04h – Write Uncorrectable (mark data block as invalid).

05h – Compare (compare host buffer with data from NVM).

09h – Dataset Management (hint usage patterns for performance).

7. Controller Structure and Lifecycle

7.1 Controller Structure

Three functional categories: I/O, Admin, and Discovery. Typically a single Admin controller manages the device.

7.2 Command Execution Process

Host writes command(s) to SQ.

Host updates SQ tail doorbell.

Controller fetches command via DMA.

Controller executes command.

Controller writes completion to CQ.

Controller notifies host via interrupt.

Host processes completion and updates CQ head doorbell.

7.3 Reset

Controller reset (triggered by PCIe reset, power cycle, or CC.EN = 0) deletes all I/O queues, aborts pending commands, clears CSTS.RDY, but preserves AQA, ASQ, ACQ. After reset, the host re‑enables the controller, configures registers, and recreates queues.

7.4 Interrupts

NVMe supports pin‑based, single MSI, multi‑message MSI, and MSI‑X; MSI‑X is recommended for up to 2 K vectors, allowing each CQ to generate its own interrupt.

7.5 Controller Initialization

Configure PCI and PCIe registers.

Wait for CSTS.RDY to become set.

Configure AQA, ASQ, ACQ.

Configure CC.

Set CC.EN = 1.

Wait for CSTS.RDY = 1.

Issue Identify to discover controller and namespace structures.

Get features to learn I/O queue capabilities and configure interrupts.

Allocate I/O CQ and SQ.

Optionally submit Asynchronous Event Request for health monitoring.

7.6 Firmware Update

Download firmware image using Firmware Image Download command.

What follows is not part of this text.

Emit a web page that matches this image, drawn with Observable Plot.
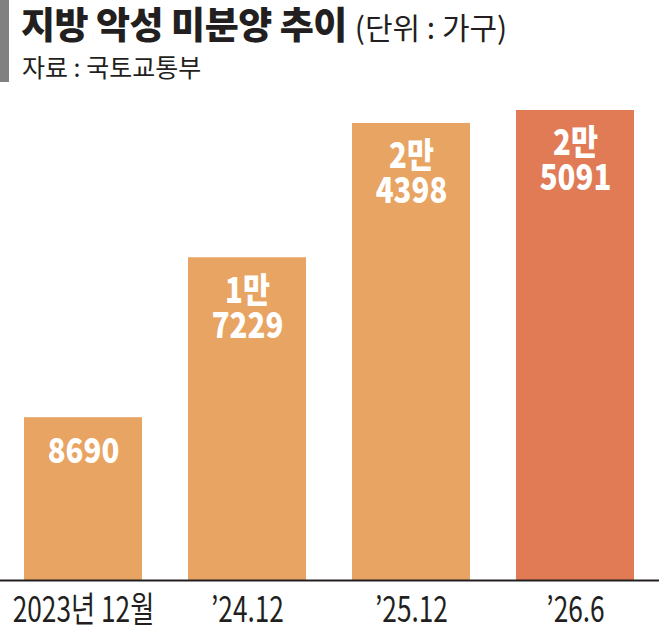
<!DOCTYPE html>
<html><head><meta charset="utf-8">
<script src="https://cdn.jsdelivr.net/npm/d3@7"></script>
<script src="https://cdn.jsdelivr.net/npm/@observablehq/plot@0.6"></script>
<style>
body{margin:0;background:#fff;font-family:"Noto Sans CJK KR",sans-serif;}
#wrap{width:659px;}
#head{position:relative;height:95px;}
#gbar{position:absolute;left:0;top:0;width:9px;height:82px;background:#808080;}
#title{position:absolute;left:21px;top:1px;font-size:37px;line-height:44px;font-weight:900;color:#231f20;letter-spacing:-0.5px;white-space:nowrap;}
#title span{font-size:30px;font-weight:400;letter-spacing:0px;}
#sub{position:absolute;left:22px;top:50px;font-size:25px;line-height:32px;font-weight:400;color:#231f20;letter-spacing:0px;}
</style></head>
<body><div id="wrap">
<div id="head"><div id="gbar"></div>
<div id="title">지방 악성 미분양 추이 <span>(단위 : 가구)</span></div>
<div id="sub">자료 : 국토교통부</div></div>
<div id="chart"></div></div>
<script>
const categories = ["2023년 12월", "’24.12", "’25.12", "’26.6"];
const values = [8690, 17229, 24398, 25091];
const labels = ["8690", "1만\n7229", "2만\n4398", "2만\n5091"];
const colors = ["#E8A462", "#E8A462", "#E8A462", "#E07B56"];

const data = categories.map((c, i) => ({cat: c, v: values[i], label: labels[i], color: colors[i]}));

const chart = Plot.plot({
  width: 659,
  height: 537,
  marginTop: 15,
  marginBottom: 52,
  marginLeft: 0,
  marginRight: 0,
  x: {domain: categories, paddingInner: 0.28, paddingOuter: 0.145, label: null},
  y: {domain: [0, 25091], axis: null},
  style: {fontFamily: "Noto Sans CJK KR"},
  marks: [
    Plot.barY(data, {x: "cat", y: "v", fill: "color"}),
    Plot.text(data, {x: "cat", y: "v", text: "label", dy: 20, lineAnchor: "top", fill: "white", fontSize: 35, fontWeight: 900, lineHeight: 1.0, fontFamily: "Noto Sans CJK KR"}),
    Plot.ruleY([0], {stroke: "#231f20", strokeWidth: 2}),
    Plot.axisX({tickSize: 0, tickPadding: 17, fontSize: 35, fill: "#231f20", label: null})
  ]
});
function squeeze(sel, sx) {
  chart.querySelectorAll(sel).forEach(el => {
    const t = el.getAttribute("transform");
    if (t) el.setAttribute("transform", t + ` scale(${sx},1)`);
    else {
      const x = +el.getAttribute("x") || 0;
      el.setAttribute("transform", `translate(${x},0) scale(${sx},1) translate(${-x},0)`);
    }
  });
}
squeeze('g[aria-label="text"] text', 0.84);
squeeze('g[aria-label="x-axis tick label"] text', 0.75);
document.getElementById("chart").appendChild(chart);
</script>
</body></html>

Activate firmware with Firmware Activate command.

Controller resets.

Host re‑initializes the controller and queues.

7.7 Metadata Transfer

Metadata can be appended to a logical block or transferred as a separate logical block, providing protection information such as CRC, application tag, and reference tag.

7.8 End‑to‑End Data Protection

Data protection uses metadata (Guard, Application Tag, Reference Tag) to detect errors on the PCIe link and within the flash media. Four protection scenarios exist, but the protocol defines three based on the presence of protection and the PRACT bit.